> **Aim**
Leaving out every picture, retype the lines below from the top through the one that contains "FROM EARTH (millions".

Entries with chart source code:

◇ ◇ ◇ ◇ ◇

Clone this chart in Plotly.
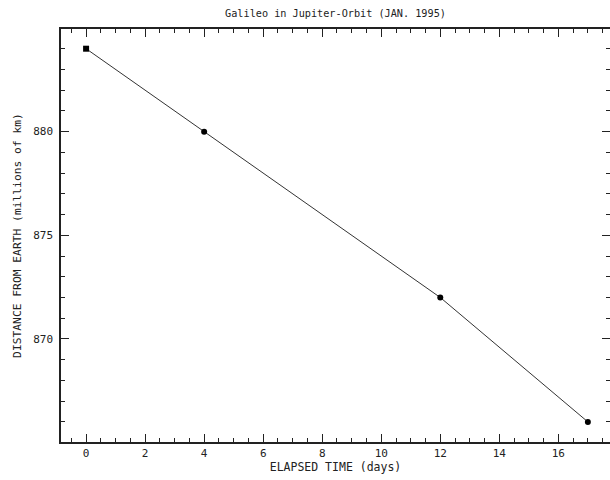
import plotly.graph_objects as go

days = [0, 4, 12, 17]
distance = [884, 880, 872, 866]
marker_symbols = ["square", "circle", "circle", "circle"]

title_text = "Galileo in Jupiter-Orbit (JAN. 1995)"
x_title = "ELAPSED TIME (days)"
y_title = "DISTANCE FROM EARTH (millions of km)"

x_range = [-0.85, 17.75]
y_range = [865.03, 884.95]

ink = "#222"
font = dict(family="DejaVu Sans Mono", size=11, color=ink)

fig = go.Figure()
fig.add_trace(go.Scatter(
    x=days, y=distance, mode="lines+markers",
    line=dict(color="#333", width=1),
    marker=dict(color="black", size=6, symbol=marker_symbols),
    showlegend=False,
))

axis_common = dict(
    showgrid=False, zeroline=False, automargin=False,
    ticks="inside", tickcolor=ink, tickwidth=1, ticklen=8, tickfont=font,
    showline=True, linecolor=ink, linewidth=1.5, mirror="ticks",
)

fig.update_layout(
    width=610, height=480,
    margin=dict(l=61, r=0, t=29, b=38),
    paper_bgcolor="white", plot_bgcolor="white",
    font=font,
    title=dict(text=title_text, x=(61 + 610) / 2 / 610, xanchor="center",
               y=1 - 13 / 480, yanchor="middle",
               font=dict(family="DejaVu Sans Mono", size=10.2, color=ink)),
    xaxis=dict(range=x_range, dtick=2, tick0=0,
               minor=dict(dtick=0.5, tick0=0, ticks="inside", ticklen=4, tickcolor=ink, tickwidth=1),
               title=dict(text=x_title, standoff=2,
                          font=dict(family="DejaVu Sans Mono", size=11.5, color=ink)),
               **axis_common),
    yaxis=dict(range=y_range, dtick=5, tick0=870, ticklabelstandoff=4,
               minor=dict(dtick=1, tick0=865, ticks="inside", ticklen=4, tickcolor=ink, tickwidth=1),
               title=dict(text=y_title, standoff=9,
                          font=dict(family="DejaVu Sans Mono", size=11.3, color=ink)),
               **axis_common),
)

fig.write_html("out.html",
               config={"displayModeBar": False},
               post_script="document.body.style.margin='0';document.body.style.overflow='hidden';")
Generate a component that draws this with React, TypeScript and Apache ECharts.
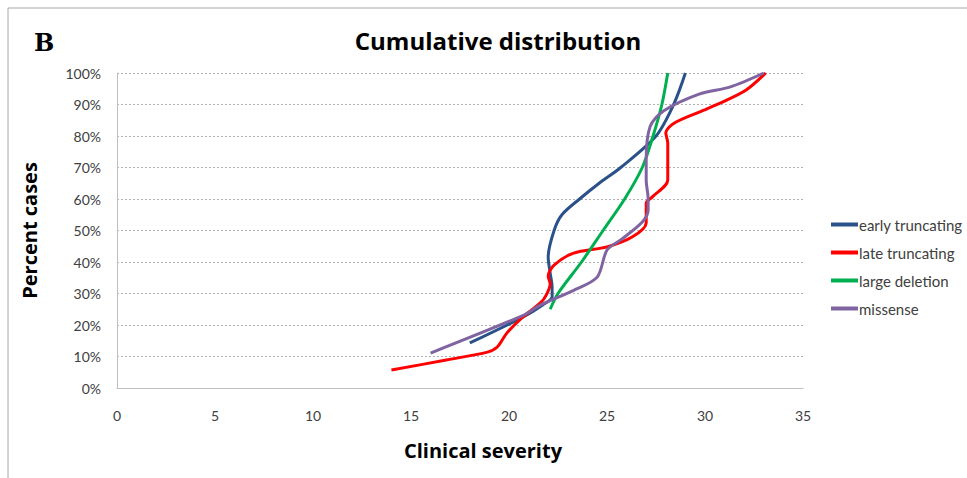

◇ ◇ ◇ ◇ ◇

> **Answer to the problem**
Clone this chart in Plotly.
import plotly.graph_objects as go

days = [0, 4, 12, 17]
distance = [884, 880, 872, 866]
marker_symbols = ["square", "circle", "circle", "circle"]

title_text = "Galileo in Jupiter-Orbit (JAN. 1995)"
x_title = "ELAPSED TIME (days)"
y_title = "DISTANCE FROM EARTH (millions of km)"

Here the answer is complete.